= WHAT YOU NEED TO DO =
Transcribe the listing in full, excluding any pictures.

= DATASET EXCERPT =

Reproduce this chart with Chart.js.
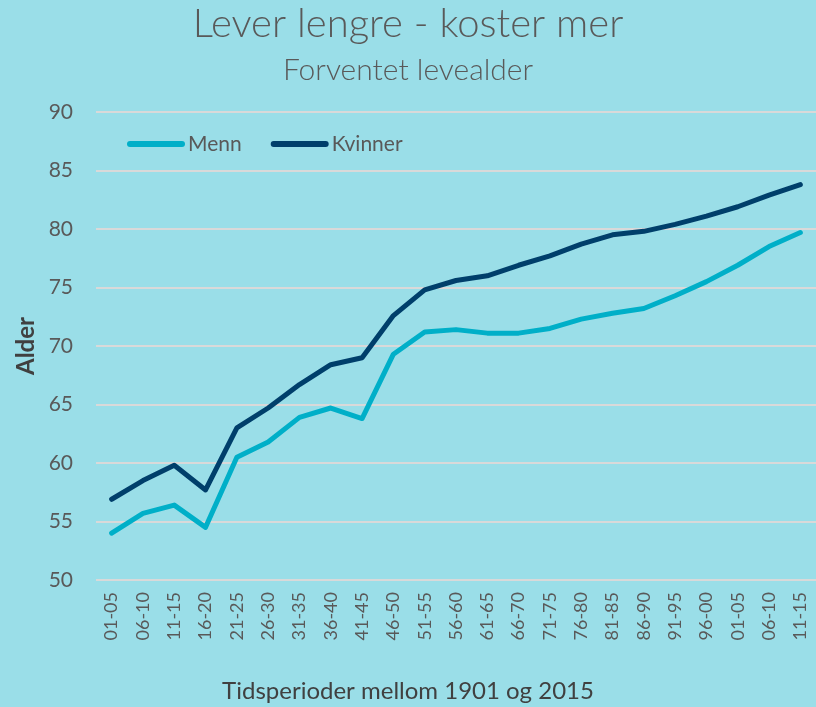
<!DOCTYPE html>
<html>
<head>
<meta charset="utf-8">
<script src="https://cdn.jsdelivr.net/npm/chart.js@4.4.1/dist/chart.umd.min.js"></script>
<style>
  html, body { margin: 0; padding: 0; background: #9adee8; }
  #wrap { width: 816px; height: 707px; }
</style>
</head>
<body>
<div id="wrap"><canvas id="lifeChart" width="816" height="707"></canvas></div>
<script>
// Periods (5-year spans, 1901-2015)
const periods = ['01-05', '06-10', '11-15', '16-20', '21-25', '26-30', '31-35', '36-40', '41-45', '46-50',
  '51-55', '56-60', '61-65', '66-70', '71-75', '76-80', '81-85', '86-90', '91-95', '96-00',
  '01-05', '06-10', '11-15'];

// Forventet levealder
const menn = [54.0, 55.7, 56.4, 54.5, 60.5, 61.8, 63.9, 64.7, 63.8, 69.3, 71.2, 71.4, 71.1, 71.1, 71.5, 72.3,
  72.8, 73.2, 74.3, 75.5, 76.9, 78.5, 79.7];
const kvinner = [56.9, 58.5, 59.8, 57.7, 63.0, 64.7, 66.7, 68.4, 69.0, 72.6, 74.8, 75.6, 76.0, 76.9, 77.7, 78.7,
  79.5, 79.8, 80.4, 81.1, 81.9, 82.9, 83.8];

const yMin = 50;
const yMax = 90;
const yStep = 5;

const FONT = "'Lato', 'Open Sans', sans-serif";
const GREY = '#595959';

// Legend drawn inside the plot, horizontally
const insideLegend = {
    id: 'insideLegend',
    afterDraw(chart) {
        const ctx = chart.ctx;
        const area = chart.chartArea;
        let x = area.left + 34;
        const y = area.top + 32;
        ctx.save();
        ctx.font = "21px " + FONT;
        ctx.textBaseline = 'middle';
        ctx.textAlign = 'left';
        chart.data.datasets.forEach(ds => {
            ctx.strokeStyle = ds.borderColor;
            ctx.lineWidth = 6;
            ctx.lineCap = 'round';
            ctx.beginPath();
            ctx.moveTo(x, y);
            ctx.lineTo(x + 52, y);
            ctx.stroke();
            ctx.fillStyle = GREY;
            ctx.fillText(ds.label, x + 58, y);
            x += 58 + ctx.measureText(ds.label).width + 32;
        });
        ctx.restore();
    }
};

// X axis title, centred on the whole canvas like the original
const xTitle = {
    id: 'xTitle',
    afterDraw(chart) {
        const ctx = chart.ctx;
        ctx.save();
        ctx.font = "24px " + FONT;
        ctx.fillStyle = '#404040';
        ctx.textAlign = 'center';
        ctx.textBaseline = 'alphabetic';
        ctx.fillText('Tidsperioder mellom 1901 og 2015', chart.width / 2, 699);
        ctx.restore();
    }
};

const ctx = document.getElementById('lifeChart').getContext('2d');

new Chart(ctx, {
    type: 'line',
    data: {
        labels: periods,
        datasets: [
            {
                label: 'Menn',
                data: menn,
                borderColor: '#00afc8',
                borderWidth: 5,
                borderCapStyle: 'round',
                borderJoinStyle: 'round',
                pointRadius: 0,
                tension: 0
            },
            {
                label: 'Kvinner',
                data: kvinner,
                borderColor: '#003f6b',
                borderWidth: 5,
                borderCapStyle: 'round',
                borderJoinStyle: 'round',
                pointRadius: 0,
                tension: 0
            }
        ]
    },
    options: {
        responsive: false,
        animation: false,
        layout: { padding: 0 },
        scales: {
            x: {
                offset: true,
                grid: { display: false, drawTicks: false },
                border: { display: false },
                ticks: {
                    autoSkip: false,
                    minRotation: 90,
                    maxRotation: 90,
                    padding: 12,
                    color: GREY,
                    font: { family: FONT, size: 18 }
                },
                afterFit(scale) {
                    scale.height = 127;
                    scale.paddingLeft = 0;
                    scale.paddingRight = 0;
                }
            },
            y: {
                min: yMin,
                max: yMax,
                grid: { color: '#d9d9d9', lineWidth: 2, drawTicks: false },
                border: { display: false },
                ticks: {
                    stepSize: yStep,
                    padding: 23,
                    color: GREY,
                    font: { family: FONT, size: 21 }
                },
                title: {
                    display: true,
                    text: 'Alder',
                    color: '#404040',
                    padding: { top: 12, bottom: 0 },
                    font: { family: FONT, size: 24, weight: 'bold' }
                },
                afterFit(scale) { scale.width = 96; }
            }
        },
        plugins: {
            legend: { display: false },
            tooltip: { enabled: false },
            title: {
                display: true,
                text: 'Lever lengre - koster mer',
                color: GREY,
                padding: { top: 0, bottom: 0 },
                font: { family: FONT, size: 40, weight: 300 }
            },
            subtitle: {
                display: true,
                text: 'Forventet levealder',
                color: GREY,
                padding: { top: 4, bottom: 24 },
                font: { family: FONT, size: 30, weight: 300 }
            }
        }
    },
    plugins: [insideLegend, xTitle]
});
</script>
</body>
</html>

= ANSWER FOR THE TASK =
Reproduce this chart with Chart.js.
<!DOCTYPE html>
<html>
<head>
<meta charset="utf-8">
<script src="https://cdn.jsdelivr.net/npm/chart.js@4.4.1/dist/chart.umd.min.js"></script>
<style>
  html, body { margin: 0; padding: 0; background: #9adee8; }
  #wrap { width: 816px; height: 707px; }
</style>
</head>
<body>
<div id="wrap"><canvas id="lifeChart" width="816" height="707"></canvas></div>
<script>
// Periods (5-year spans, 1901-2015)
const periods = ['01-05', '06-10', '11-15', '16-20', '21-25', '26-30', '31-35', '36-40', '41-45', '46-50',
  '51-55', '56-60', '61-65', '66-70', '71-75', '76-80', '81-85', '86-90', '91-95', '96-00',
  '01-05', '06-10', '11-15'];

// Forventet levealder
const menn = [54.0, 55.7, 56.4, 54.5, 60.5, 61.8, 63.9, 64.7, 63.8, 69.3, 71.2, 71.4, 71.1, 71.1, 71.5, 72.3,
  72.8, 73.2, 74.3, 75.5, 76.9, 78.5, 79.7];
const kvinner = [56.9, 58.5, 59.8, 57.7, 63.0, 64.7, 66.7, 68.4, 69.0, 72.6, 74.8, 75.6, 76.0, 76.9, 77.7, 78.7,
  79.5, 79.8, 80.4, 81.1, 81.9, 82.9, 83.8];

const yMin = 50;
const yMax = 90;
const yStep = 5;

const FONT = "'Lato', 'Open Sans', sans-serif";
const GREY = '#595959';

// Legend drawn inside the plot, horizontally
const insideLegend = {
    id: 'insideLegend',
    afterDraw(chart) {
        const ctx = chart.ctx;
        const area = chart.chartArea;
        let x = area.left + 34;
        const y = area.top + 32;
        ctx.save();
        ctx.font = "21px " + FONT;
        ctx.textBaseline = 'middle';
        ctx.textAlign = 'left';
        chart.data.datasets.forEach(ds => {
            ctx.strokeStyle = ds.borderColor;
            ctx.lineWidth = 6;
            ctx.lineCap = 'round';
            ctx.beginPath();
            ctx.moveTo(x, y);
            ctx.lineTo(x + 52, y);
            ctx.stroke();
            ctx.fillStyle = GREY;
            ctx.fillText(ds.label, x + 58, y);
            x += 58 + ctx.measureText(ds.label).width + 32;
        });
        ctx.restore();
    }
};

// X axis title, centred on the whole canvas like the original
const xTitle = {
    id: 'xTitle',
    afterDraw(chart) {
        const ctx = chart.ctx;
        ctx.save();
        ctx.font = "24px " + FONT;
        ctx.fillStyle = '#404040';
        ctx.textAlign = 'center';
        ctx.textBaseline = 'alphabetic';
        ctx.fillText('Tidsperioder mellom 1901 og 2015', chart.width / 2, 699);
        ctx.restore();
    }
};

const ctx = document.getElementById('lifeChart').getContext('2d');

new Chart(ctx, {
    type: 'line',
    data: {
        labels: periods,
        datasets: [
            {
                label: 'Menn',
                data: menn,
                borderColor: '#00afc8',
                borderWidth: 5,
                borderCapStyle: 'round',
                borderJoinStyle: 'round',
                pointRadius: 0,
                tension: 0
            },
            {
                label: 'Kvinner',
                data: kvinner,
                borderColor: '#003f6b',
                borderWidth: 5,
                borderCapStyle: 'round',
                borderJoinStyle: 'round',
                pointRadius: 0,
                tension: 0
            }
        ]
    },
    options: {
        responsive: false,
        animation: false,
        layout: { padding: 0 },
        scales: {
            x: {
                offset: true,
                grid: { display: false, drawTicks: false },
                border: { display: false },
                ticks: {
                    autoSkip: false,
                    minRotation: 90,
                    maxRotation: 90,
                    padding: 12,
                    color: GREY,
                    font: { family: FONT, size: 18 }
                },
                afterFit(scale) {
                    scale.height = 127;
                    scale.paddingLeft = 0;
                    scale.paddingRight = 0;
                }
            },
            y: {
                min: yMin,
                max: yMax,
                grid: { color: '#d9d9d9', lineWidth: 2, drawTicks: false },
                border: { display: false },
                ticks: {
                    stepSize: yStep,
                    padding: 23,
                    color: GREY,
                    font: { family: FONT, size: 21 }
                },
                title: {
                    display: true,
                    text: 'Alder',
                    color: '#404040',
                    padding: { top: 12, bottom: 0 },
                    font: { family: FONT, size: 24, weight: 'bold' }
                },
                afterFit(scale) { scale.width = 96; }
            }
        },
        plugins: {
            legend: { display: false },
            tooltip: { enabled: false },
            title: {
                display: true,
                text: 'Lever lengre - koster mer',
                color: GREY,
                padding: { top: 0, bottom: 0 },
                font: { family: FONT, size: 40, weight: 300 }
            },
            subtitle: {
                display: true,
                text: 'Forventet levealder',
                color: GREY,
                padding: { top: 4, bottom: 24 },
                font: { family: FONT, size: 30, weight: 300 }
            }
        }
    },
    plugins: [insideLegend, xTitle]
});
</script>
</body>
</html>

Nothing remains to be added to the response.